=== AIM ===
Output the full listing below exactly as it reads, and skip anything that is a picture.

=== THE RECORDS ===
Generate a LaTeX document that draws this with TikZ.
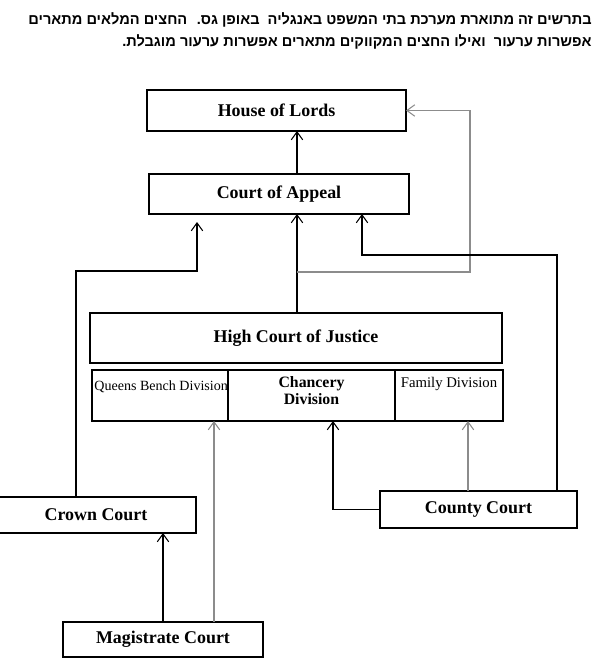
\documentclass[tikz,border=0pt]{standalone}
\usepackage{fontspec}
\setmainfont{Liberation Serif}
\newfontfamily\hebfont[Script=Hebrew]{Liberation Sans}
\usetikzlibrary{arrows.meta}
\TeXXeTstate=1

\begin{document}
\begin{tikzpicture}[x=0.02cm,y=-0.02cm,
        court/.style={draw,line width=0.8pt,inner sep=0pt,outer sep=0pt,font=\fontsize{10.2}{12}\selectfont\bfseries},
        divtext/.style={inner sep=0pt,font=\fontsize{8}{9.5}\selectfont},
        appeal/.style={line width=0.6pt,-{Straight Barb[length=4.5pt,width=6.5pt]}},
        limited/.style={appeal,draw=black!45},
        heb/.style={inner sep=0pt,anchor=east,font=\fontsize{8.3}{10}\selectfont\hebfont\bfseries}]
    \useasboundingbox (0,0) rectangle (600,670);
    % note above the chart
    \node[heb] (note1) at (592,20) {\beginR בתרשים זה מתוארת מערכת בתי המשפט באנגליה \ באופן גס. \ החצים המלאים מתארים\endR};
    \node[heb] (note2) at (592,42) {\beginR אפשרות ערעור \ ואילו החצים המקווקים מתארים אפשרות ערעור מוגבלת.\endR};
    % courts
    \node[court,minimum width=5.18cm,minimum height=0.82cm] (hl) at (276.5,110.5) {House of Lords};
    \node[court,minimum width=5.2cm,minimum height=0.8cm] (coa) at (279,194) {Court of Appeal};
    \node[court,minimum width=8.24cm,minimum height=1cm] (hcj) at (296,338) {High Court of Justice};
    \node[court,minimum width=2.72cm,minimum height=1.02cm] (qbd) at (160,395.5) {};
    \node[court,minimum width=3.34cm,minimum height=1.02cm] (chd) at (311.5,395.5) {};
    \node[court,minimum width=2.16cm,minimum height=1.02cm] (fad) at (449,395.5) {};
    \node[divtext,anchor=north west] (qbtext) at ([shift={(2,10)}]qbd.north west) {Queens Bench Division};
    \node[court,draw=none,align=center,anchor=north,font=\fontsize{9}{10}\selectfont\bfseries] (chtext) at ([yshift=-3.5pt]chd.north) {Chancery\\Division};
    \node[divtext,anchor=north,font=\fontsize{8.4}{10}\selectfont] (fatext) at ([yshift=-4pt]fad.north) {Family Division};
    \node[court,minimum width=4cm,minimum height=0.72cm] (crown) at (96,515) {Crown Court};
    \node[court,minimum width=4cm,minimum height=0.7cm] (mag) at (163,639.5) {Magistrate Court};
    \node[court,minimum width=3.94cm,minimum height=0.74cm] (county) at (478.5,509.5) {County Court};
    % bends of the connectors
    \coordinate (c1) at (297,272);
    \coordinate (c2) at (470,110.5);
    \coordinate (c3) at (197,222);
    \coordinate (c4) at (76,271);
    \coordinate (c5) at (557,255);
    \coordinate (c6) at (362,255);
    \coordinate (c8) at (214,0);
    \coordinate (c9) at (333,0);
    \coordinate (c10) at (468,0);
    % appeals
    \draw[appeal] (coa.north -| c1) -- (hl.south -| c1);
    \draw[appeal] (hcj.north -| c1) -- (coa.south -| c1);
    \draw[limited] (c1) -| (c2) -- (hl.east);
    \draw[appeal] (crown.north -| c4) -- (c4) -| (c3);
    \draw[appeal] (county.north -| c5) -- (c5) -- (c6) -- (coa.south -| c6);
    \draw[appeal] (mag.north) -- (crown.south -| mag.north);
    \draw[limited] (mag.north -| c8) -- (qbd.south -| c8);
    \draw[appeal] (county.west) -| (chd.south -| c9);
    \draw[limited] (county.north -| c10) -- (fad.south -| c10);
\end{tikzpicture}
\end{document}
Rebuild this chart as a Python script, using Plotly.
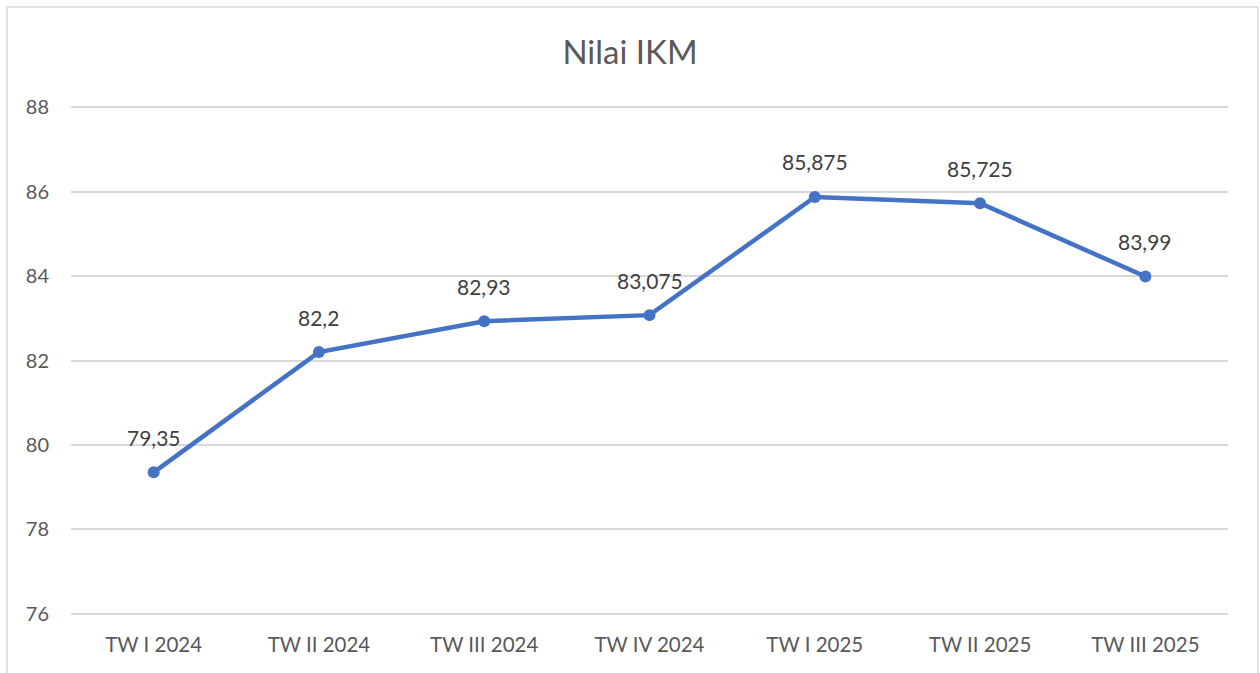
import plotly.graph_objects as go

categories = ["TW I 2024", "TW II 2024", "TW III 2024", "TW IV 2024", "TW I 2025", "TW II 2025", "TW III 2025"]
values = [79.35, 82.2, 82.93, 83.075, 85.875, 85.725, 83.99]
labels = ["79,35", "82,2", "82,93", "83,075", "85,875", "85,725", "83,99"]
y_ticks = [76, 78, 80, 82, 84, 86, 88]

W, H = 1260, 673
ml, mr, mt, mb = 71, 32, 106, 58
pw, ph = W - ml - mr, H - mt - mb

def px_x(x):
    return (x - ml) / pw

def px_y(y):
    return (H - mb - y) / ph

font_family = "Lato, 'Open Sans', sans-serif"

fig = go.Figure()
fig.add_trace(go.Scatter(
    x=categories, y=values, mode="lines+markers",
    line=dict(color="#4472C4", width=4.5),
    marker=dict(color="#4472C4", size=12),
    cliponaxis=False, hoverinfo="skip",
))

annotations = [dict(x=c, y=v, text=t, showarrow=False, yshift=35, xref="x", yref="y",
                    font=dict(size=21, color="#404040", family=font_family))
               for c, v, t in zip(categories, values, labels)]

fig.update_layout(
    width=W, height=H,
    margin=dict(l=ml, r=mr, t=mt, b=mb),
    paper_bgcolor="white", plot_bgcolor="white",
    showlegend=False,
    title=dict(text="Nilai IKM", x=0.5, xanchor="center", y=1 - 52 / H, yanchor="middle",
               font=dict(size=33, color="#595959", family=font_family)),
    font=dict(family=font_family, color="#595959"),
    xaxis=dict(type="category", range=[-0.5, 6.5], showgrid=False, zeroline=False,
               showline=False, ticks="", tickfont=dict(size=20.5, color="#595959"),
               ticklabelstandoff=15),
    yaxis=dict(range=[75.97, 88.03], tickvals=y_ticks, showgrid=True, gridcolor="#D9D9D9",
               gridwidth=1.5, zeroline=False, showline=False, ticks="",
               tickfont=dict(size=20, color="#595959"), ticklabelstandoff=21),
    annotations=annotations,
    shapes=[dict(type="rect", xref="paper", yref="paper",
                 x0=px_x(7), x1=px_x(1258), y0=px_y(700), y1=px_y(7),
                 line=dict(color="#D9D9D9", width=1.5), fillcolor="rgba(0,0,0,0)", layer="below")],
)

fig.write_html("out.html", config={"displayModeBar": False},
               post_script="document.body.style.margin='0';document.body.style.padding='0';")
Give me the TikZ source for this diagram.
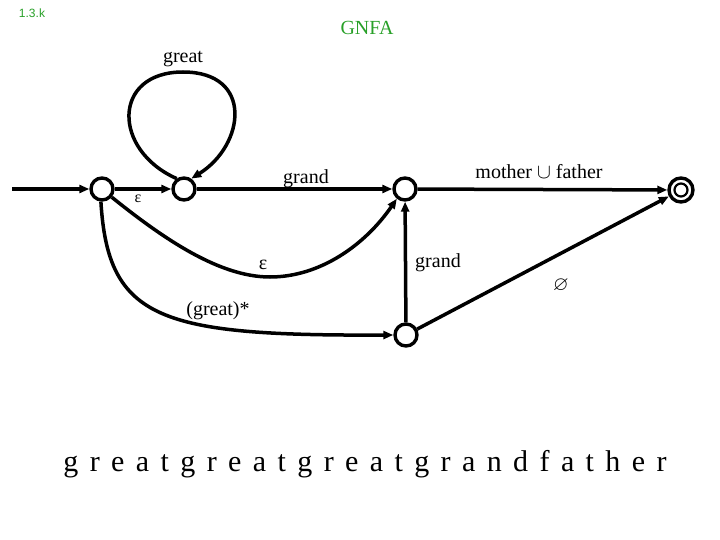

=== CORRECT OUTPUT ===
Generate a LaTeX document that draws this with TikZ.
\documentclass[tikz,border=0pt]{standalone}
\usepackage{fontspec}
\setmainfont{Liberation Serif}
\newfontfamily\hebfont[Script=Hebrew]{Liberation Sans}
\usetikzlibrary{arrows.meta}
\TeXXeTstate=1

\begin{document}
\begin{tikzpicture}[x=0.02cm,y=-0.02cm,
        court/.style={draw,line width=0.8pt,inner sep=0pt,outer sep=0pt,font=\fontsize{10.2}{12}\selectfont\bfseries},
        divtext/.style={inner sep=0pt,font=\fontsize{8}{9.5}\selectfont},
        appeal/.style={line width=0.6pt,-{Straight Barb[length=4.5pt,width=6.5pt]}},
        limited/.style={appeal,draw=black!45},
        heb/.style={inner sep=0pt,anchor=east,font=\fontsize{8.3}{10}\selectfont\hebfont\bfseries}]
    \useasboundingbox (0,0) rectangle (600,670);
    % note above the chart
    \node[heb] (note1) at (592,20) {\beginR בתרשים זה מתוארת מערכת בתי המשפט באנגליה \ באופן גס. \ החצים המלאים מתארים\endR};
    \node[heb] (note2) at (592,42) {\beginR אפשרות ערעור \ ואילו החצים המקווקים מתארים אפשרות ערעור מוגבלת.\endR};
    % courts
    \node[court,minimum width=5.18cm,minimum height=0.82cm] (hl) at (276.5,110.5) {House of Lords};
    \node[court,minimum width=5.2cm,minimum height=0.8cm] (coa) at (279,194) {Court of Appeal};
    \node[court,minimum width=8.24cm,minimum height=1cm] (hcj) at (296,338) {High Court of Justice};
    \node[court,minimum width=2.72cm,minimum height=1.02cm] (qbd) at (160,395.5) {};
    \node[court,minimum width=3.34cm,minimum height=1.02cm] (chd) at (311.5,395.5) {};
    \node[court,minimum width=2.16cm,minimum height=1.02cm] (fad) at (449,395.5) {};
    \node[divtext,anchor=north west] (qbtext) at ([shift={(2,10)}]qbd.north west) {Queens Bench Division};
    \node[court,draw=none,align=center,anchor=north,font=\fontsize{9}{10}\selectfont\bfseries] (chtext) at ([yshift=-3.5pt]chd.north) {Chancery\\Division};
    \node[divtext,anchor=north,font=\fontsize{8.4}{10}\selectfont] (fatext) at ([yshift=-4pt]fad.north) {Family Division};
    \node[court,minimum width=4cm,minimum height=0.72cm] (crown) at (96,515) {Crown Court};
    \node[court,minimum width=4cm,minimum height=0.7cm] (mag) at (163,639.5) {Magistrate Court};
    \node[court,minimum width=3.94cm,minimum height=0.74cm] (county) at (478.5,509.5) {County Court};
    % bends of the connectors
    \coordinate (c1) at (297,272);
    \coordinate (c2) at (470,110.5);
    \coordinate (c3) at (197,222);
    \coordinate (c4) at (76,271);
    \coordinate (c5) at (557,255);
    \coordinate (c6) at (362,255);
    \coordinate (c8) at (214,0);
    \coordinate (c9) at (333,0);
    \coordinate (c10) at (468,0);
    % appeals
    \draw[appeal] (coa.north -| c1) -- (hl.south -| c1);
    \draw[appeal] (hcj.north -| c1) -- (coa.south -| c1);
    \draw[limited] (c1) -| (c2) -- (hl.east);
    \draw[appeal] (crown.north -| c4) -- (c4) -| (c3);
    \draw[appeal] (county.north -| c5) -- (c5) -- (c6) -- (coa.south -| c6);
    \draw[appeal] (mag.north) -- (crown.south -| mag.north);
    \draw[limited] (mag.north -| c8) -- (qbd.south -| c8);
    \draw[appeal] (county.west) -| (chd.south -| c9);
    \draw[limited] (county.north -| c10) -- (fad.south -| c10);
\end{tikzpicture}
\end{document}
Rebuild this chart as a Python script, using Plotly.
import plotly.graph_objects as go

categories = ["TW I 2024", "TW II 2024", "TW III 2024", "TW IV 2024", "TW I 2025", "TW II 2025", "TW III 2025"]
values = [79.35, 82.2, 82.93, 83.075, 85.875, 85.725, 83.99]
labels = ["79,35", "82,2", "82,93", "83,075", "85,875", "85,725", "83,99"]
y_ticks = [76, 78, 80, 82, 84, 86, 88]

W, H = 1260, 673
ml, mr, mt, mb = 71, 32, 106, 58
pw, ph = W - ml - mr, H - mt - mb

def px_x(x):
    return (x - ml) / pw

def px_y(y):
    return (H - mb - y) / ph

font_family = "Lato, 'Open Sans', sans-serif"

fig = go.Figure()
fig.add_trace(go.Scatter(
    x=categories, y=values, mode="lines+markers",
    line=dict(color="#4472C4", width=4.5),
    marker=dict(color="#4472C4", size=12),
    cliponaxis=False, hoverinfo="skip",
))

annotations = [dict(x=c, y=v, text=t, showarrow=False, yshift=35, xref="x", yref="y",
                    font=dict(size=21, color="#404040", family=font_family))
               for c, v, t in zip(categories, values, labels)]

fig.update_layout(
    width=W, height=H,
    margin=dict(l=ml, r=mr, t=mt, b=mb),
    paper_bgcolor="white", plot_bgcolor="white",
    showlegend=False,
    title=dict(text="Nilai IKM", x=0.5, xanchor="center", y=1 - 52 / H, yanchor="middle",
               font=dict(size=33, color="#595959", family=font_family)),
    font=dict(family=font_family, color="#595959"),
    xaxis=dict(type="category", range=[-0.5, 6.5], showgrid=False, zeroline=False,
               showline=False, ticks="", tickfont=dict(size=20.5, color="#595959"),
               ticklabelstandoff=15),
    yaxis=dict(range=[75.97, 88.03], tickvals=y_ticks, showgrid=True, gridcolor="#D9D9D9",
               gridwidth=1.5, zeroline=False, showline=False, ticks="",
               tickfont=dict(size=20, color="#595959"), ticklabelstandoff=21),
    annotations=annotations,
    shapes=[dict(type="rect", xref="paper", yref="paper",
                 x0=px_x(7), x1=px_x(1258), y0=px_y(700), y1=px_y(7),
                 line=dict(color="#D9D9D9", width=1.5), fillcolor="rgba(0,0,0,0)", layer="below")],
)

fig.write_html("out.html", config={"displayModeBar": False},
               post_script="document.body.style.margin='0';document.body.style.padding='0';")
Give me the TikZ source for this diagram.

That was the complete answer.